Parlez – nous des coulisses de sa rédaction
Le projet est né à la messe d’inhumation de mon père le 29 janvier 2016 à Ouèssè-Wogoudo. J’étais désigné au nom de la famille, de dire les oraisons au cours de cette messe. L’émotion aidant, je n’ai pu finir de décliner tous les mots tellement la parole était lourde à porter pour moi ce jour de grande évasion.
J’entrepris de pondre une longue litanie sur la vie et sur la mort du vieux en commettant ce roman qui se focalise sur le caractère de cannibalisme de notre Bénin généreux en méchancetés et attaques fétichistes. C’est une tribune de toilettage de notre société qui se pourrit à la base.
Sinon comment comprendre l’état de ruine de nos villages alors qu’ils ont donné naissance à de grands cadres qui gouvernent la tête du pays ? Comment comprendre l’exode rural qui oblige les citadins à opter pour un exil forcé loin de leurs terres natales tombée en désuétude ? Le déclic de ce roman naîtra donc du recensement de ces questions.

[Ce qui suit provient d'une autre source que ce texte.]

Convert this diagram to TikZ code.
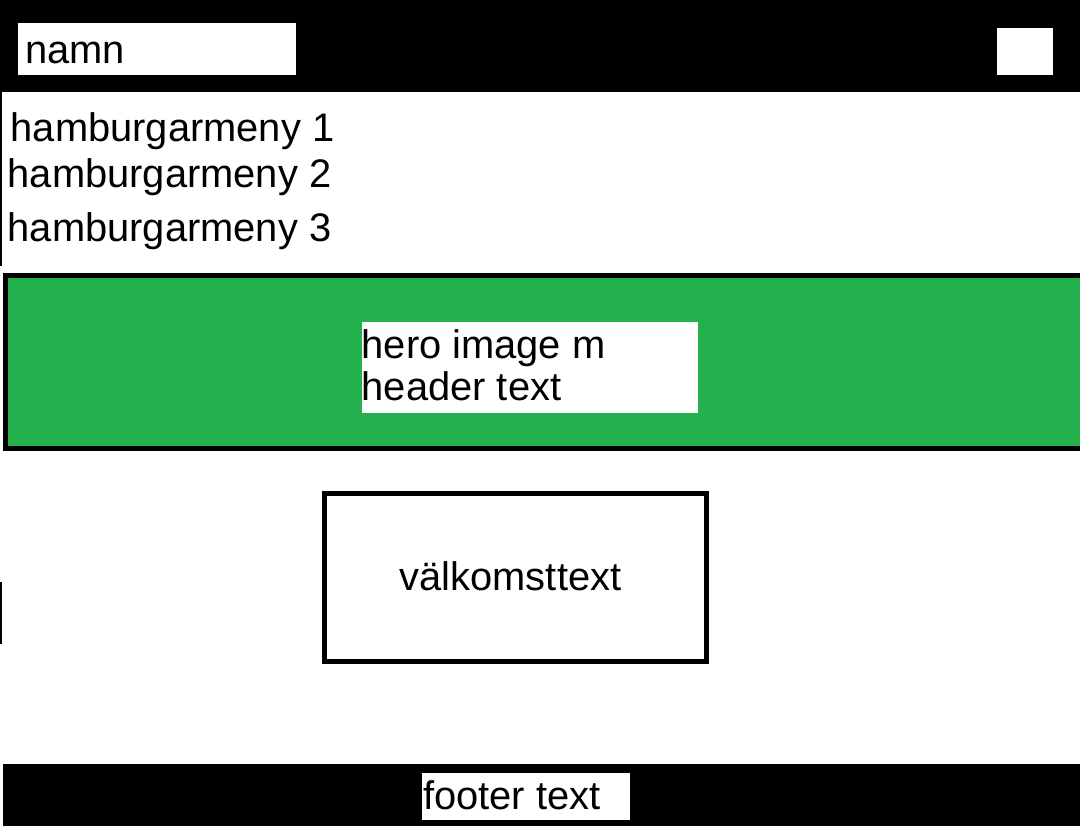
\documentclass[tikz,border=0pt]{standalone}
\usepackage{fontspec}
\setmainfont{Liberation Sans}
\definecolor{herogreen}{RGB}{37,176,78}
\begin{document}
\begin{tikzpicture}[x=0.75pt,y=-0.75pt,
  lbl/.style={inner sep=0pt, anchor=base west, font=\fontsize{29.9}{34}\selectfont},
  whitebox/.style={fill=white, draw=none}]
\useasboundingbox (0,0) rectangle (1080,826);
\fill[white] (0,0) rectangle (1080,826);
% top bar
\fill[black] (0,0) rectangle (1080,92);
\fill[whitebox] (18,23) rectangle (296,75);
\fill[whitebox] (997,28) rectangle (1053,75);
\node[lbl] (namn) at (25,63) {namn};
% left thin lines
\fill[black] (0,92) rectangle (2,266);
\fill[black] (0,582) rectangle (2,644);
% menu
\node[lbl] (m1) at (10.5,141) {hamburgarmeny 1};
\node[lbl] (m2) at (7.5,187) {hamburgarmeny 2};
\node[lbl] (m3) at (7.5,241) {hamburgarmeny 3};
% hero
\draw[fill=herogreen, draw=black, line width=3.4pt] (5.5,275.5) rectangle (1084,448.5);
\fill[whitebox] (362,322) rectangle (698,413);
\node[lbl] (hero1) at (361.5,358) {hero image m};
\node[lbl] (hero2) at (361.5,400) {header text};
% welcome
\draw[black, line width=3.75pt] (324.5,493.5) rectangle (706.5,661.5);
\node[lbl, anchor=base] (valk) at (510.5,590) {välkomsttext};
% footer
\fill[black] (3,764) rectangle (1080,826);
\fill[whitebox] (422,773) rectangle (630,820);
\node[lbl] (footer) at (423,809) {footer text};
\end{tikzpicture}
\end{document}
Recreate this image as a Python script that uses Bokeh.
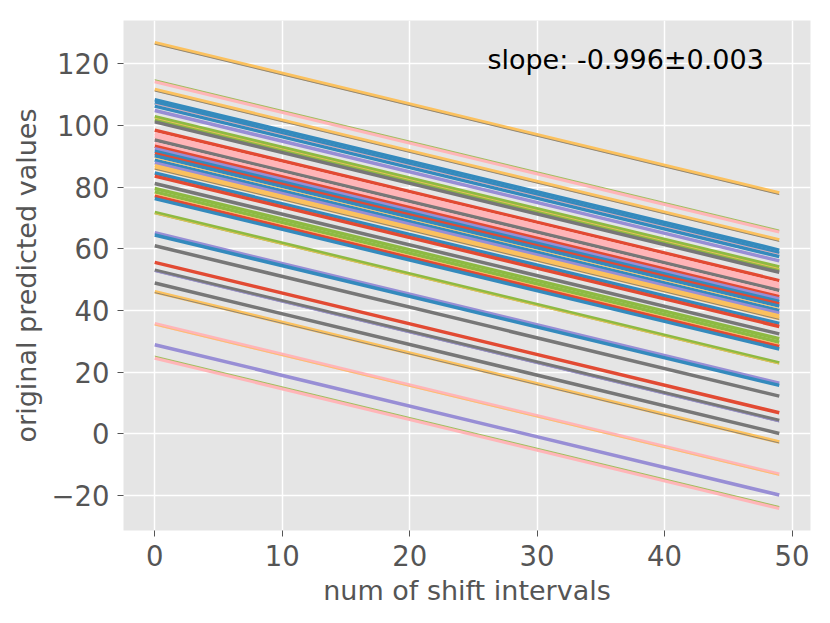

Le préfacier salue justement le caractère réaliste de l’œuvre. Et j’y consens. C’est fait à dessein pour accrocher le lecteur et le camper dans la situation, il ne faut pas trop fantasmer. Il faut appeler les choses par leur nom. Voilà pourquoi dans Oraisons, les choses, les êtres et les lieux sont nommés avec des traits clairement reconnaissables pour approcher la réalité du mensonge.
Que cache ce titre que nous trouvons ‘’oxymorique’’ et quels sont les grands thèmes que le roman a développés ?
Oraisons pour un vivant est un titre provocateur. La provocation nait de l’ambition de déifier un mort, d’absenter un présent ou de présenter un absent qui refuse de s’évader de mon cerveau éploré. Il suggère l’animosité qui se cache en nous et révèle notre état de méchanceté. Un homme est un loup pour l’homme surtout chez nous au pays. La volonté d’introniser le vieux et d’en faire une icône m’attache à l’idée de son immortalité. D’où la vraie genèse du titre Oraisons pour un vivant (et non pour un mort) alors même que le vocable d’Oraisons renvoie d’office au funérarium et cantiques funèbres.
C’est là où se joue tout le jeu de la mesure et de la démesure de la fiction narrative qui me campe dans ma peau de poète diseur du monde et des choses inouïes. Un grand thème se lit en filigrane dans la dose du roman : la question du retour au village. Ce thème va drainer des micros récits perplexes de la satire où le rire s’invite à chaque carrefour de la douleur pour miroiter au lecteur la déshumanisation que nous cultivons et arrosons chaque matin de notre vie. On notera donc des sous-thèmes tels que la mort, la vie, la jalousie, la pauvreté pour ne citer que ceux-là.
Quel serait l’effet de votre ouvrage sur son lecteur ?
Chaque lecteur à son degré de sensibilité et d’amabilité. Un livre n’est pas forcément un moratoire et le romancier n’est pas un moraliste. Par contre, le prosateur ne fait que miroiter au lecteur les plaies de sa société pour l’aider à s’y identifier donc à s’y plaire ou déplaire. Dans Oraisons, chaque lecteur trouvera sa tribune de chute ou de relais, de vie ou de mort, d’envies ou d’angoisses, de rire ou de larmes.
Un mot pour conclure.
J’invite les uns et les autres à s’associer à nous le 23 février 2019 sous la paillote de l’Institut Français du Bénin (ex centre culturel français de Cotonou) pour porter sur l’agora ce roman de toutes les palpitations.